Step into the car when it’s cold, plug in the key, press the start button, and you’re greeted with a tachometer with a variable redline. The rev limit starts low, but eventually goes all the way up to a hair-raising 8250 RPM when it’s all warmed up. Once up to temperature, it’s ready to show its truly special stripes, as it sings the coveted song of the V10 Gods.
There is electric throttle response throughout the rev range, and it makes peak power at its manic top end near 8000 RPM. It punches well low in the rev range, but boy does it pay to rev it out to the climax. The motor hits so hard at the top after a linear climb through the tach that it feels like it would almost do a wheelie. In M Mode, the individual throttle bodies make the pedal razor sharp, dancing to millimetric movements of your right foot. It’s breathtaking and intoxicating to embark on the journey from 4000 to 8250 RPM. And it sings with an induction note that makes NA BMW engines from the era so memorable. Every single time.
The long second gear makes the climb up the revs a prolonged voyage, and you’re doing silly speeds at the end of it. But it just keeps asking for more, relentlessly. And you oblige, because there’s nothing else that’s quite like it south of the Lamborghini V10, the Lexus LFA or the Carrera GT.
The SMG may have shorter gearing that lets you work through the ‘box more often, but it’s dated, and simply wouldn’t let you have the involvement of the manual. Heel-and-toe dancing to the tune of a stellar V10 engine up front? Yes, please. This alone makes it one of the best automotive experiences you can have. And the manual eliminates all the concerns with the reliability of the SMG system. It’s the way to go; win-win.
A Wolf in Sheep’s Clothing
The harder you drive, the better the chassis gets, unlocking levels of performance that shocks you in this category. Beautifully balanced front to rear, neutral and well-behaved with bundles of grip, with the suspension promptly soaking up imperfections of the road. Another hallmark of a great driver’s car–it shrinks around you as you start pushing it on the twisty stuff. The seats adapt to hug your sides around tight corners–another neat trick.
The brakes! Better stopping power and modulation into corner entry than some high end sportscars of the era–gives you an immense amount of confidence. Stock brakes are ample for backroad blasting, no doubt. And then you have the engine to lean on, hurling yourself out of corner exits. All in all, it flows along beautifully.
The car begs to be driven harder and harder, revved out to an inch of its life, and leaned on. It’s much happier that way.
Magnum Opus Super Sedan
In a world of ubiquitous turbo this and hybrid that, the E60 M5 reminds you what BMW had going in its heyday. This engine has a lot of the flavor of the later E92, but the former is in a different league with respect to the exotic noises it makes, the response and the exhilaration it delivers. There will never be another one.

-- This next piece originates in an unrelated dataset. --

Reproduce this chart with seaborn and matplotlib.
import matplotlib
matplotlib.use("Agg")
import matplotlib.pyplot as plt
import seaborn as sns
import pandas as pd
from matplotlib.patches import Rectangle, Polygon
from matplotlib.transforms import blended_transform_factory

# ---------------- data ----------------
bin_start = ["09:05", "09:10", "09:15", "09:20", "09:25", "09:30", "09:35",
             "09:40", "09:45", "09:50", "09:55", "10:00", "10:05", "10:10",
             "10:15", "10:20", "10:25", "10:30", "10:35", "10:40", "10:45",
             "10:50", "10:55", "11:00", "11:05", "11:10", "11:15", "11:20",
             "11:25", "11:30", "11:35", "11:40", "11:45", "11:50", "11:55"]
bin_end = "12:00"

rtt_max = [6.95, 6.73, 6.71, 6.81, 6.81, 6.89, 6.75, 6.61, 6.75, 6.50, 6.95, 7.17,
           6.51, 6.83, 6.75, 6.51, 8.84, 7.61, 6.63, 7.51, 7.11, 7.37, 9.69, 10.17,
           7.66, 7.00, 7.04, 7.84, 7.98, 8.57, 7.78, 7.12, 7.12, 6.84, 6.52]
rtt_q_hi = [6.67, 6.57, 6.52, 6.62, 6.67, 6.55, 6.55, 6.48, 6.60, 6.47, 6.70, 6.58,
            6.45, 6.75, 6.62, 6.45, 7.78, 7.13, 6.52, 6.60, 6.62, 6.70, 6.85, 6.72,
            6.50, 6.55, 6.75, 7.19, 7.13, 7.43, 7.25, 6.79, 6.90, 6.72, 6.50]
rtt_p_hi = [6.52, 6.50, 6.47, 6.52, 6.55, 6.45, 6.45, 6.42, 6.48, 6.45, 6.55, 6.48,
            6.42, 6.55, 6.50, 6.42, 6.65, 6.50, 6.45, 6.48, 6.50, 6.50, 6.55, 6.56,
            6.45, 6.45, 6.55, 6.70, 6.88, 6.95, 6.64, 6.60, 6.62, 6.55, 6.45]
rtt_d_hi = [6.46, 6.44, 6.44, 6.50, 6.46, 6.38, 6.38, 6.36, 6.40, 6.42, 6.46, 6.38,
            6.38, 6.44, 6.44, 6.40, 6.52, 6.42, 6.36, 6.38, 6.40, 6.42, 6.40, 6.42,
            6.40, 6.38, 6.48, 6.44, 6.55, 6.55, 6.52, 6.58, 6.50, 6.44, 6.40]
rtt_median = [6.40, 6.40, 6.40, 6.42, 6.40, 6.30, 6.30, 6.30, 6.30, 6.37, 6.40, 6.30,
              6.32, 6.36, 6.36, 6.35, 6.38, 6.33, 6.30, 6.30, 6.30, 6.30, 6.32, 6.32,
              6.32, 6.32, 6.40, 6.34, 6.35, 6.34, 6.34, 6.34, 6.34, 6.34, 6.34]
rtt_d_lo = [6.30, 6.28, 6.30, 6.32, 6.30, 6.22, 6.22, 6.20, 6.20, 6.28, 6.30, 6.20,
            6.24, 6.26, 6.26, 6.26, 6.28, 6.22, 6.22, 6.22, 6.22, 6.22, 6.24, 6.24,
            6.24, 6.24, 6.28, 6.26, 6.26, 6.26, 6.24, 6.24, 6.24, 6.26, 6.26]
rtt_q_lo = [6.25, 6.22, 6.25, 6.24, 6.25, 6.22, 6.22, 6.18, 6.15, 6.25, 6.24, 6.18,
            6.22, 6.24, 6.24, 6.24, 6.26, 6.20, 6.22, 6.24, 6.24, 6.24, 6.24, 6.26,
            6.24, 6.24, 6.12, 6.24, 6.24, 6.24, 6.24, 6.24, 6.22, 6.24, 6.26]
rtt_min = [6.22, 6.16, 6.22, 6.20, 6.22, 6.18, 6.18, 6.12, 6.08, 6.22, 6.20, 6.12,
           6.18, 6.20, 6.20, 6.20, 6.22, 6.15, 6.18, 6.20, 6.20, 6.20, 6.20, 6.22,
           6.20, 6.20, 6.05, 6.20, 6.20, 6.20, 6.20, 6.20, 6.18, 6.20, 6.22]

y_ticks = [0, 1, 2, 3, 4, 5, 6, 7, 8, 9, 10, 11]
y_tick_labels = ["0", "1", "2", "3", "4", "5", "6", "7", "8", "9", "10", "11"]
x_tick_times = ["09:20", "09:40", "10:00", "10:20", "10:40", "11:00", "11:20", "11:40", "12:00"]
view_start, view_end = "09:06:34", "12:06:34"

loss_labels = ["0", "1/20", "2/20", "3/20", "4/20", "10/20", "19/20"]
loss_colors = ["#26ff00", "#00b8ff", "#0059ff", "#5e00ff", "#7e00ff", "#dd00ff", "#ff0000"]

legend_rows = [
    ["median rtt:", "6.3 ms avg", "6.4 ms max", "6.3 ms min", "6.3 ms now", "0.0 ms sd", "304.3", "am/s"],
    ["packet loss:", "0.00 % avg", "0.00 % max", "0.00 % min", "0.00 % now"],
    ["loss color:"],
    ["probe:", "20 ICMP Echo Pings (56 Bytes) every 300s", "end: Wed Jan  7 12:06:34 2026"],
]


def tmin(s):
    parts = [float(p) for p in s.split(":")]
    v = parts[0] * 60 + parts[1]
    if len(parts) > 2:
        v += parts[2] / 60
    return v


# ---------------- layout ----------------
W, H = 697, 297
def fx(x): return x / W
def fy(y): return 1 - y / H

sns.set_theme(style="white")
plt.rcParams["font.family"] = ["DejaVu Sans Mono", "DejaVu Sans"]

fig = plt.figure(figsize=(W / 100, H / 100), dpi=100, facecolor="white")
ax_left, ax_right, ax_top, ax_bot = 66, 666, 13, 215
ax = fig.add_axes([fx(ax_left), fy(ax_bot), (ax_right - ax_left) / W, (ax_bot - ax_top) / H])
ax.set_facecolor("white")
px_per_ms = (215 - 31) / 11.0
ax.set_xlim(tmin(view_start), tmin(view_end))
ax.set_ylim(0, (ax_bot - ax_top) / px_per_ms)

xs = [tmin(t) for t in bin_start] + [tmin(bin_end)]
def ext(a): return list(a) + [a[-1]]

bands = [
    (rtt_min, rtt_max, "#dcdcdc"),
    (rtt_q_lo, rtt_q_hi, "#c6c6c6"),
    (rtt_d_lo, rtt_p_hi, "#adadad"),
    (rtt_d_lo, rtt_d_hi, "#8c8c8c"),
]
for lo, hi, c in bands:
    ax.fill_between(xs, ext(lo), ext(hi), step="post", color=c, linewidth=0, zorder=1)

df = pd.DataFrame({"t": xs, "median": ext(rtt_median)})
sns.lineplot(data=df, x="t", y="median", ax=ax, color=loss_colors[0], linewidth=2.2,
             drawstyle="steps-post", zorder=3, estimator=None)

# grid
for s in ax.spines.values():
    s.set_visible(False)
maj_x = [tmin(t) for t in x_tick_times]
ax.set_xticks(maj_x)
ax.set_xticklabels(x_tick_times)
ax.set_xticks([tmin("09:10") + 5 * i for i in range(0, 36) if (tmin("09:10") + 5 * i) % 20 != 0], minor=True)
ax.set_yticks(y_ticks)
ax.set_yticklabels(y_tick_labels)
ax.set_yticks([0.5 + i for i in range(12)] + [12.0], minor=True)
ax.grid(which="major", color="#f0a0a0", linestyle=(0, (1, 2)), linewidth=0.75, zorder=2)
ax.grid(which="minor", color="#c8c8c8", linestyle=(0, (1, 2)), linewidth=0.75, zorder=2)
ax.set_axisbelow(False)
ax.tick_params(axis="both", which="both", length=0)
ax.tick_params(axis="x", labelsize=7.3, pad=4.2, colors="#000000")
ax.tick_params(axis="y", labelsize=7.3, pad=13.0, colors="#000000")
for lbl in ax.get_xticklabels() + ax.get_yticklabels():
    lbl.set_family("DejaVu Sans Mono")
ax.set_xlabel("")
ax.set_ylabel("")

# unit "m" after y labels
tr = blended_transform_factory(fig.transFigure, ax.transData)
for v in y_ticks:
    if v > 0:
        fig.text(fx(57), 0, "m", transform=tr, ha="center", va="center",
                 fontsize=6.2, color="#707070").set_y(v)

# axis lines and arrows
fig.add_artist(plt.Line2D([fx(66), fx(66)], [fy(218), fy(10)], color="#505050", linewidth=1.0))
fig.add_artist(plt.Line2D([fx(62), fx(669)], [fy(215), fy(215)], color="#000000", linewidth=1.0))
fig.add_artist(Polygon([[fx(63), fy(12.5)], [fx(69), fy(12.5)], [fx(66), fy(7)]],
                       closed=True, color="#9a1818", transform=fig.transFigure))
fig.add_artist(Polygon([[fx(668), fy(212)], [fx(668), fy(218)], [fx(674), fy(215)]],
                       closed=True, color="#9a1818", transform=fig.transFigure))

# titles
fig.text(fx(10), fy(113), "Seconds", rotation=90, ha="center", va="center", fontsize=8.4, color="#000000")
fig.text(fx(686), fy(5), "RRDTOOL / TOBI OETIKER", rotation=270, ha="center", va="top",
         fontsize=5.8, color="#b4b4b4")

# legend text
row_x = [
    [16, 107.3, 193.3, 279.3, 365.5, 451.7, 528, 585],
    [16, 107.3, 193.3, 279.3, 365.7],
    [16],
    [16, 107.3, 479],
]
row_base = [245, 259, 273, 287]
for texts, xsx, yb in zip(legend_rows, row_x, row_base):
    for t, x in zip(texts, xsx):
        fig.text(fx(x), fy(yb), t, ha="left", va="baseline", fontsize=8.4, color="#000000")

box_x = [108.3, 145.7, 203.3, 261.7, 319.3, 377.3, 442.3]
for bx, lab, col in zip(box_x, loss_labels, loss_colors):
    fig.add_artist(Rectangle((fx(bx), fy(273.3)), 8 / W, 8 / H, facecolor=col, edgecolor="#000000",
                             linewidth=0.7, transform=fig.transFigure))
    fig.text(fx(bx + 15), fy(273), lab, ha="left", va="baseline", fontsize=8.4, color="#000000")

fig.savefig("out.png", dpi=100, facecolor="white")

Yes, it’s a heavy sedan, but it still feels very mechanical in the way you interact with the powertrain and how it follows your inputs. Like the great cars from the mid-2000s, this is a perfect blend of modern safety and technology with the right amount of analog involvement. The only gripe I have is with the second gear being so long-legged, because the engine is so dramatic that you want to work your way through it more often.

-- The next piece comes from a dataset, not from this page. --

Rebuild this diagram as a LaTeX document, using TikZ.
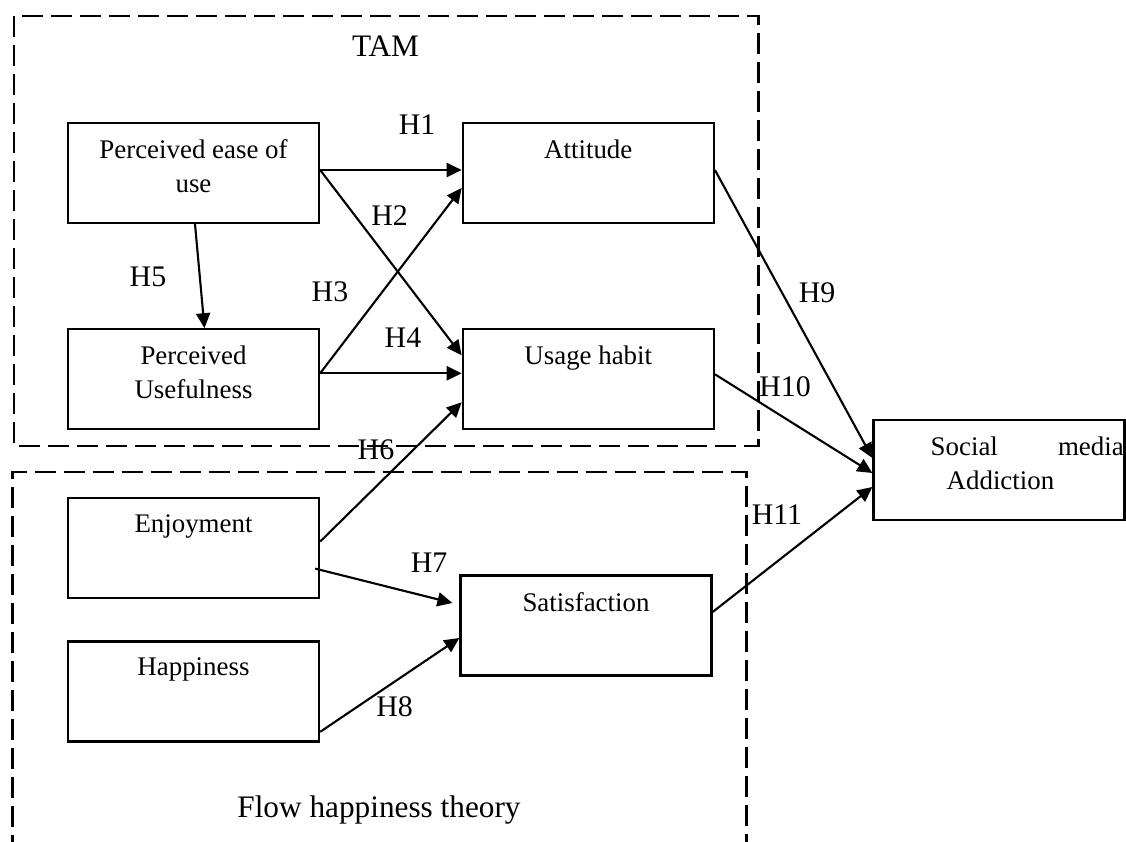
\documentclass[tikz,border=0pt]{standalone}
\usepackage{fontspec}
\setmainfont{Liberation Serif}
\usepackage{tikz}
\usetikzlibrary{arrows.meta, positioning}
\tikzset{
	construct/.style={
		rectangle,
		minimum width=5.02cm,
		minimum height=2cm,
		draw=black,
		line width=1.3pt
	},
	boxtext/.style={
		anchor=north,
		yshift=-0.35cm,
		inner sep=0pt,
		align=center,
		font=\fontsize{15.3}{19.3}\selectfont
	},
	hyp/.style={
		inner sep=0pt,
		font=\fontsize{17}{20}\selectfont
	},
	theorytitle/.style={
		inner sep=0pt,
		font=\fontsize{17.8}{21}\selectfont
	},
	theory/.style={
		line width=1.7pt,
		dash pattern=on 0.42cm off 0.16cm
	},
	arrow/.style={line width=1.2pt,-{Triangle[length=8.5pt,width=8pt]}}
}

\begin{document}
\begin{tikzpicture}
				\useasboundingbox (0,0) rectangle (22.52,16.82);
				\draw [theory] (0.28,16.5) rectangle (15.17,7.9);
				\draw [theory] (0.25,-0.3) -- (0.25,7.38) -- (14.92,7.38) -- (14.92,-0.3);
				\node (tam) [theorytitle] at (7.71,15.9) {TAM};
				\node (flow) [theorytitle, anchor=base] at (7.58,0.48) {Flow happiness theory};
				
				\node (ease) [construct, label={[boxtext]north:{Perceived ease of\\use}}] at (3.87,13.36) {};
				\node (attitude) [construct, right=2.83cm of ease, label={[boxtext]north:Attitude}] {};
				\node (useful) [construct, below=2.08cm of ease, label={[boxtext]north:{Perceived\\Usefulness}}] {};
				\node (habit) [construct, right=2.83cm of useful, label={[boxtext]north:Usage habit}] {};
				\node (enjoy) [construct, below=1.33cm of useful, label={[boxtext]north:Enjoyment}] {};
				\node (happy) [construct, below=0.82cm of enjoy, label={[boxtext]north:Happiness}] {};
				\node (satis) [construct, label={[boxtext]north:Satisfaction}] at (11.72,4.31) {};
				\node (addict) [construct, label={[boxtext, anchor=north west, xshift=1.16cm, align=left]north west:{\makebox[3.86cm]{Social\hfill media}\\\hspace*{0.32cm}Addiction}}] at (19.98,7.42) {};
				
				\draw [arrow] ([yshift=0.06cm]ease.east) -- ([yshift=0.06cm]attitude.west);
				\draw [arrow] ([yshift=0.06cm]ease.east) -- ([yshift=0.48cm]habit.west);
				\draw [arrow] ([yshift=0.12cm]useful.east) -- ([yshift=-0.3cm]attitude.west);
				\draw [arrow] ([yshift=0.12cm]useful.east) -- ([yshift=0.12cm]habit.west);
				\draw [arrow] ([xshift=0.03cm]ease.south) -- ([xshift=0.22cm]useful.north);
				\draw [arrow] ([yshift=0.13cm]enjoy.east) -- ([yshift=-0.46cm]habit.west);
				\draw [arrow] ([xshift=-0.1cm, yshift=-0.41cm]enjoy.east) -- ([xshift=-0.14cm, yshift=0.45cm]satis.west);
				\draw [arrow] ([yshift=-0.81cm]happy.east) -- ([yshift=-0.25cm]satis.west);
				\draw [arrow] ([yshift=0.06cm]attitude.east) -- ([yshift=0.24cm]addict.west);
				\draw [arrow] ([yshift=0.1cm]habit.east) -- ([yshift=-0.06cm]addict.west);
				\draw [arrow] ([yshift=0.27cm]satis.east) -- ([yshift=-0.34cm]addict.west);
				
				\node (h1) [hyp] at (8.34,14.32) {H1};
				\node (h2) [hyp] at (7.79,12.5) {H2};
				\node (h3) [hyp] at (6.6,10.98) {H3};
				\node (h4) [hyp] at (8.06,10.06) {H4};
				\node (h5) [hyp] at (2.96,11.28) {H5};
				\node (h6) [hyp] at (7.52,7.82) {H6};
				\node (h7) [hyp] at (8.58,5.56) {H7};
				\node (h8) [hyp] at (7.89,2.68) {H8};
				\node (h9) [hyp] at (16.34,10.96) {H9};
				\node (h10) [hyp] at (15.7,9.08) {H10};
				\node (h11) [hyp] at (15.54,6.52) {H11};
			\end{tikzpicture}
\end{document}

This car will continue to age more gracefully, become more sought-after with the passage of time, given it is such a perfect zeitgeist of its times. It’s the bleeding edge of naturally aspirated engine technology, all packed in an unassumingly elegant suit.
It’s not at all alarming to own as the horror stories tend to suggest–a good service history, proper care and preventive maintenance will have it raring to go every time you step into the hot seat.
In the two hours of seat-time I had with the car, I have never been more thoroughly impressed with the capabilities of an automobile of this type. It deserves a lot more appreciation than it already garners. And I must admit–this is perhaps peak naturally aspirated BMW, bar none.